Sebuah studi baru telah menemukan hubungan antara kekurangan vitamin D dan tingginya angka infeksi COVID-19 yang berpengaruh pada tingkat kematian akibat virus Corona.
Dipimpin oleh Northwestern University, tim peneliti melakukan analisis statistik data dari rumah sakit dan klinik di seluruh China, Prancis, Jerman, Italia, Iran, Korea Selatan, Spanyol, Swiss, Inggris Raya, dan Amerika Serikat.
Para peneliti mencatat bahwa pasien dari negara-negara dengan tingkat kematian COVID-19 yang tinggi, seperti Italia, Spanyol dan Inggris, memiliki tingkat vitamin D yang lebih rendah dibandingkan dengan pasien di negara-negara yang tidak terkena dampak parah.
Italia dan Spanyol sama-sama mengalami tingkat kematian COVID-19 yang tinggi, dan studi baru menunjukkan bahwa kedua negara tersebut memiliki tingkat vitamin yang lebih rendah daripada kebanyakan negara Eropa utara. Ini karena orang-orang di Eropa selatan, terutama orang tua, menghindari sinar matahari.

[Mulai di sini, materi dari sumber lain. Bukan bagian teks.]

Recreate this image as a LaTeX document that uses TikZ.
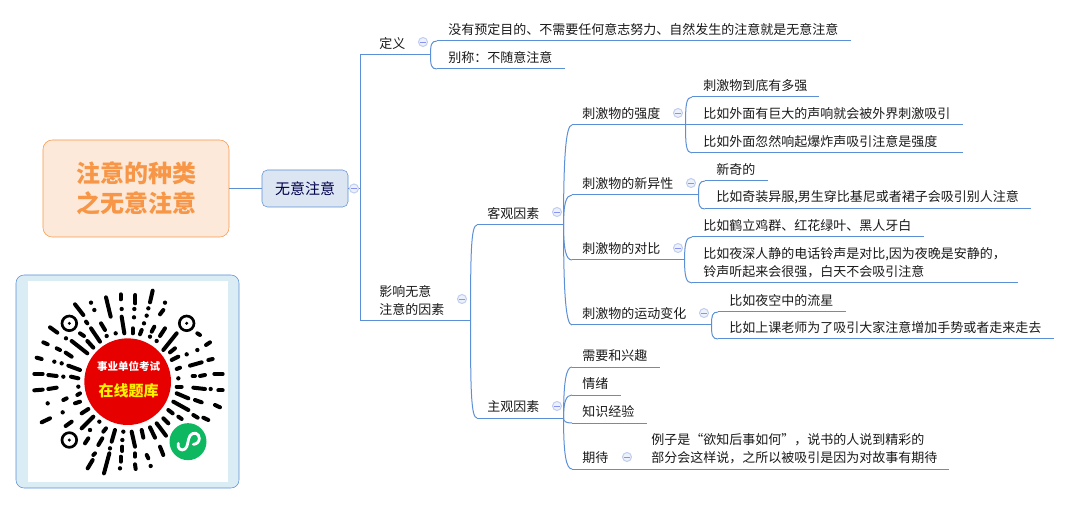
\documentclass[tikz,border=0pt]{standalone}
\usepackage{fontspec}
\usetikzlibrary{calc}
\setmainfont{Noto Sans CJK SC}
\definecolor{rootFill}{HTML}{FDE9DA}
\definecolor{rootLine}{HTML}{F79646}
\definecolor{mainFill}{HTML}{DCE6F2}
\definecolor{wire}{HTML}{5B8FD6}
\definecolor{foldFill}{HTML}{EDF1FB}
\definecolor{foldLine}{HTML}{C3CFEF}
\definecolor{qrFill}{HTML}{DAEDF4}
\definecolor{qrRed}{HTML}{E60000}
\definecolor{qrGreen}{HTML}{0DB860}
\newcommand*{\pxx}{.75pt}
\tikzset{
	topic/.style 2 args={anchor=south west,inner xsep=#2*\pxx,inner ysep=3.75pt,text width=(#1-2*#2)*\pxx,align=left,text=black!90,font=\fontsize{9.75}{13.5}\selectfont},
	wireline/.style={draw=wire,line width=.75pt},
	fold/.style={circle,draw=foldLine,fill=foldFill,line width=.8pt,minimum size=9*\pxx,inner sep=0pt,
		path picture={\draw[foldLine!70!blue,line width=.6pt] ([xshift=-2pt]path picture bounding box.center) -- ([xshift=2pt]path picture bounding box.center);}},
}

\begin{document}
\begin{tikzpicture}[x=.75pt,y=-.75pt]
	\useasboundingbox (0,0) rectangle (1069,505);
	
	\node[draw=rootLine,fill=rootFill,rounded corners=7pt,minimum width=186*\pxx,minimum height=97*\pxx,align=center,text=rootLine,font=\fontsize{18}{22.5}\selectfont\bfseries] (root) at (136,188.5) {注意的种类\\之无意注意};
	\node[draw=wire,fill=mainFill,rounded corners=4pt,minimum width=86*\pxx,minimum height=37*\pxx,text=blue!30!black,font=\fontsize{11.25}{13.5}\selectfont] (main) at (305,188.5) {无意注意};
	\coordinate (trunk) at (360,188.5);
	
	% first level
	\node[topic={70}{19}] (defn) at (360,55) {定义};
	\node[topic={110}{19}] (infl) at (360,321) {影响无意\\注意的因素};
	\node[topic={413}{11}] (defnA) at (437,41) {没有预定目的、不需要任何意志努力、自然发生的注意就是无意注意};
	\node[topic={127}{11}] (defnB) at (437,69) {别称：不随意注意};
	\node[topic={86}{10}] (obj) at (477,225) {客观因素};
	\node[topic={86}{10}] (subj) at (477,418) {主观因素};
	
	% objective factors
	\node[topic={113}{10}] (strong) at (572,125) {刺激物的强度};
	\node[topic={126}{10}] (novel) at (572,195) {刺激物的新异性};
	\node[topic={112}{10}] (contrast) at (572,260) {刺激物的对比};
	\node[topic={139}{10}] (moving) at (572,325) {刺激物的运动变化};
	\node[topic={126}{11}] (strongA) at (692,97) {刺激物到底有多强};
	\node[topic={270}{11}] (strongB) at (692,125) {比如外面有巨大的声响就会被外界刺激吸引};
	\node[topic={270}{11}] (strongC) at (692,153) {比如外面忽然响起爆炸声吸引注意是强度};
	\node[topic={62}{11}] (novelA) at (705,181) {新奇的};
	\node[topic={325}{11}] (novelB) at (705,209) {比如奇装异服,男生穿比基尼或者裙子会吸引别人注意};
	\node[topic={231}{11}] (contrastA) at (692,237) {比如鹤立鸡群、红花绿叶、黑人牙白};
	\node[topic={325}{11}] (contrastB) at (692,283) {比如夜深人静的电话铃声是对比,因为夜晚是安静的，\\铃声听起来会很强，白天不会吸引注意};
	\node[topic={127}{11}] (movingA) at (718,312) {比如夜空中的流星};
	\node[topic={335}{11}] (movingB) at (718,339) {比如上课老师为了吸引大家注意增加手势或者走来走去};
	
	% subjective factors
	\node[topic={87}{10}] (need) at (572,367) {需要和兴趣};
	\node[topic={48}{10}] (mood) at (572,395) {情绪};
	\node[topic={74}{10}] (know) at (572,423) {知识经验};
	\node[topic={67}{10}] (expect) at (572,469) {期待};
	\node[topic={309}{12}] (expectA) at (639,469) {例子是“欲知后事如何”，说书的人说到精彩的\\部分会这样说，之所以被吸引是因为对故事有期待};
	
	% connectors
	\draw[wireline] (root) -- (main);
	\draw[wireline] (main) -- (trunk);
	\foreach \a/\b in {trunk/defn,trunk/infl} {
		\draw[wireline] (\a) |- (\b.south west);
	}
	\foreach \a in {defn,defnA,defnB,infl,obj,subj,strong,novel,contrast,moving,strongA,strongB,strongC,novelA,novelB,contrastA,contrastB,movingA,movingB,need,mood,know,expect,expectA} {
		\draw[wireline] (\a.south west) -- (\a.south east);
	}
	\foreach \a/\b in {defn/defnA,defn/defnB,infl/obj,infl/subj,obj/strong,obj/novel,obj/contrast,obj/moving,strong/strongA,strong/strongC,novel/novelA,novel/novelB,contrast/contrastA,contrast/contrastB,moving/movingA,moving/movingB,subj/need,subj/mood,subj/know,subj/expect} {
		\draw[wireline] (\a.south east) .. controls ($(\a.south east)!.7!(\a.south east|-\b.south west)$) and ($(\b.south west)+(-6,0)$) .. (\b.south west);
	}
	\draw[wireline] (strong.south east) -- (strongB.south west);
	
	% fold marks
	\foreach \n/\x/\y in {a/354/188.5,b/423/42,c/462/299,d/557/212,e/557/406,f/678/113,g/691/183,h/678/248,i/704/313,j/627/457} {
		\node[fold] (fold\n) at (\x,\y) {};
	}
	
	% qr card, drawn in the coordinates of a 3x crop
	\node[draw=wire,fill=qrFill,rounded corners=6pt,minimum width=223*\pxx,minimum height=213*\pxx] (card) at (127.5,381.5) {};
	\node[fill=white,minimum width=200*\pxx,minimum height=200*\pxx] (paper) at (128,381.5) {};
	\begin{scope}[shift={(0,265)},x=.25pt,y=-.25pt]
		\foreach \xa/\ya/\xb/\yb in {362/88/362/103,406/90/406/115,458/77/450/112,318/97/332/155,490/135/480/148,225/118/250/150,258/170/262/175,303/175/315/195,365/155/373/205,398/190/398/205,425/195/420/208,463/185/455/200,495/190/480/213,150/187/172/203,240/205/252/213,273/190/300/230,530/205/490/255,130/232/143/238,215/228/262/265,262/228/280/248,630/232/618/240,592/205/600/210,170/250/180/255,197/263/215/275,510/262/525/250,110/278/125/282,205/302/240/315,515/285/535/275,570/302/605/292,625/285/638/282,103/327/128/327,145/330/170/333,213/335/235/340,530/312/540/308,578/333/585/333,600/333/615/330,643/327/668/327,103/376/128/374,145/372/170/368,232/390/240/385,530/365/545/365,580/368/615/372,655/376/668/376,190/405/200/400,225/415/240/410,530/385/565/400,585/405/605/412,645/420/660/427,245/445/265/432,520/410/565/435,580/450/593/458,610/458/625/465,125/472/150/460,197/483/215/470,245/490/280/455,505/435/518/445,535/455/545/462,490/460/505/475,318/490/310/500,345/495/335/530,395/500/405/545,425/495/430/518,450/487/465/518,470/475/498/512,265/520/255/535,307/520/295/540,367/545/367/558,285/565/280/570,405/565/405/575,480/545/490/570,440/570/445/580,328/565/312/625,362/575/362/590,278/585/263/610,405/598/407/612} {
			\draw[line width=3pt,line cap=round,black] (\xa,\ya) -- (\xb,\yb);
		}
		\foreach \x/\y in {273/113,283/135,365/132,403/132,445/130,495/113,402/157,440/152,432/175,320/213,347/205,450/215,198/220,470/228,592/255,560/268,163/290,185/295,190/335,235/365,535/340,632/372,143/415,188/442,298/470,270/495,370/500,330/550,367/525,360/610,452/603} {
			\fill[black] (\x,\y) circle (6.5);
		}
		\foreach \x/\y in {208/175,560/175,208/525} {
			\draw[black,line width=2pt] (\x,\y) circle (22);
			\fill[black] (\x,\y) circle (5);
		}
		\node[circle,fill=qrRed,minimum size=130*\pxx*2/3,inner sep=0pt] (redDot) at (383,350) {};
		\node[text=white,font=\fontsize{7.9}{9}\selectfont\bfseries] (examName) at (386,303) {事业单位考试};
		\node[text=yellow,font=\fontsize{11.25}{13}\selectfont\bfseries] (bankName) at (386,378) {在线题库};
		\node[circle,fill=qrGreen,minimum size=111*\pxx/3,inner sep=0pt] (wxDot) at (564,530) {};
		\draw[white,line width=2.1pt,line cap=round] (535,535) .. controls (530,550) and (545,560) .. (555,552) .. controls (565,545) and (562,525) .. (570,512) .. controls (580,498) and (598,505) .. (598,520) .. controls (598,532) and (588,538) .. (580,538);
	\end{scope}
\end{tikzpicture}
\end{document}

Namun hasil penelitian ini tidak berarti bahwa setiap orang, terutama yang belum kekurangan, perlu menimbun suplemen vitamin D.
"Meski kami pikir penting bagi orang-orang untuk mengetahui bahwa kekurangan vitamin D berperan dalam kematian (virus Corona), kita tidak perlu mendoron (konsumsi) vitamin D bagi semua orang," kata Vadim Backman dari Northwestern yang memimpin penelitian, dikutip dari Science Daily.
Backman yang merupakan profesor teknik biomedis di McCormic School of Engineering Nothwestern dan timnya terinspirasi untuk memeriksa kadar vitamin D setelah mengetahui adanya tingkat kematian pasien COVID-19 yang tidak dapat dijelaskan dan berbeda dari satu negara ke negara lainnya.
Beberapa orang menyebut bahwa perbedaan tingkat mortalitas tersebut dipengaruhi oleh layanan kesehatan, usia, tingkat pengujian, atau bahkan jenis mutasi virus Corona. Namun Backman tetap skeptis.
"Tidak satu pun dari faktor tersebut memerankan peran penting. Sebaliknya, kami melihat korelasi yang kuat dengan kekurangan vitamin D," sebutnya.
Dengan menganalisis data pasien yang tersedia dari seluruh dunia, Backman dan timnya menemukan korelasi yang kuat antara kadar vitamin D dan badai sitokin, kondisi hiperinflamasi yang disebabkan oleh sistem kekebalan yang terlalu aktif, serta hubungan antara kekurangan vitamin D dan mortalitas.
"Badai sitokin dapat sangat merusak paru-paru dan menyebabkan sindrom gangguan pernapasan akut dan kematian pada pasien. Inilah yang tampaknya membunuh sebagian besar pasien COVID-19, bukan penghancuran paru-paru oleh virus itu sendiri," jelasnya.
Di sinilah Backman percaya vitamin D memainkan peran utama. Vitamin D tidak hanya meningkatkan sistem kekebalan tubuh bawaan kita, tetapi juga mencegah sistem kekebalan tubuh kita menjadi terlalu aktif. Ini berarti memiliki kadar vitamin D yang sehat dapat melindungi pasien dari komplikasi parah, termasuk kematian, dari COVID-19.
Namun peneliti tetap menekanan bahwa orang tidak boleh mengonsumsi vitamin D dalam dosis tinggi karena akan menyebabkan efek samping. Perlu penelitian lebih lanjut untuk melihat seberapa banyak konsumsi vitamin D yang dibutuhkan untuk melindungi dari komplikasi COVID-19.